I believe that this problem (ie: cloud computing, itself) is real, since there are a lot of advantages brought about by it. It gives the illusion of infinite computing resources, the elmination of an up-front commitment by cloud users and the ability to pay for use of computing resources. This is really advantageous because new startups will not experience the problem of underprovisioning or overprovisioning of servers which is going to be very detrimental to its future.

This paper also clearly identifies the top 10 problems and its possible solutions that are going to be faced by organizations that are involved in cloud computing. I think this is one of the most interesting part in the papers since the obstacles make sense. For example, availability of service. It's not unreasonable that we have multiple servers down and that will impact the users experience a lot

Review: An Introduction to the Design of Warehouse-Scale Machines (part 1)

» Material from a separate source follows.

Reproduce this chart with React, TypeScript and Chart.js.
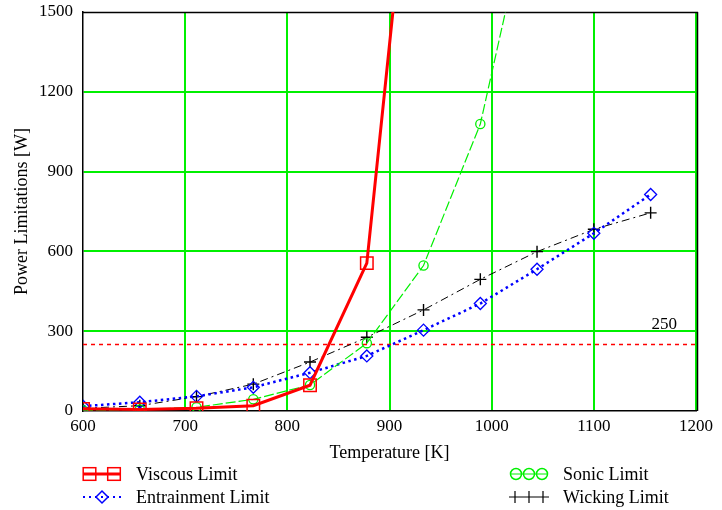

Chapter 1 of the book highlights the trends towards Warehouse Scale Computers (WSC) and important considerations that needs to be noted when building one. It begins the chapter by introducing us to the trends toward server-side computings due to the advantages that it offers such as ease of management and faster application development time which brings us to the construction of various WSCs. It then emphasizes the architectural overview of WSCs. For example, there are two general ways to implement the storage part of WSC; Using global distributed file system or that the disk drives could be part of the Network Attached Storage.

Chapter 2 of the book highlights the software stacks that are running in WSC. The book divides the software stacks into three parts. Firstly, we have the platform level software. This is the common operating system part that exist in a server. Secondly, we have cluster-level infrastructures, which could be thought of as the distributed system manager. This is what does the load balancing, health monitoring, data corruption, eventual consistency that exist in the server. Finally, the book talks about the importance of performance debugging tools in cloud computing so as to have a well-performing infrastructures that meet the requirements.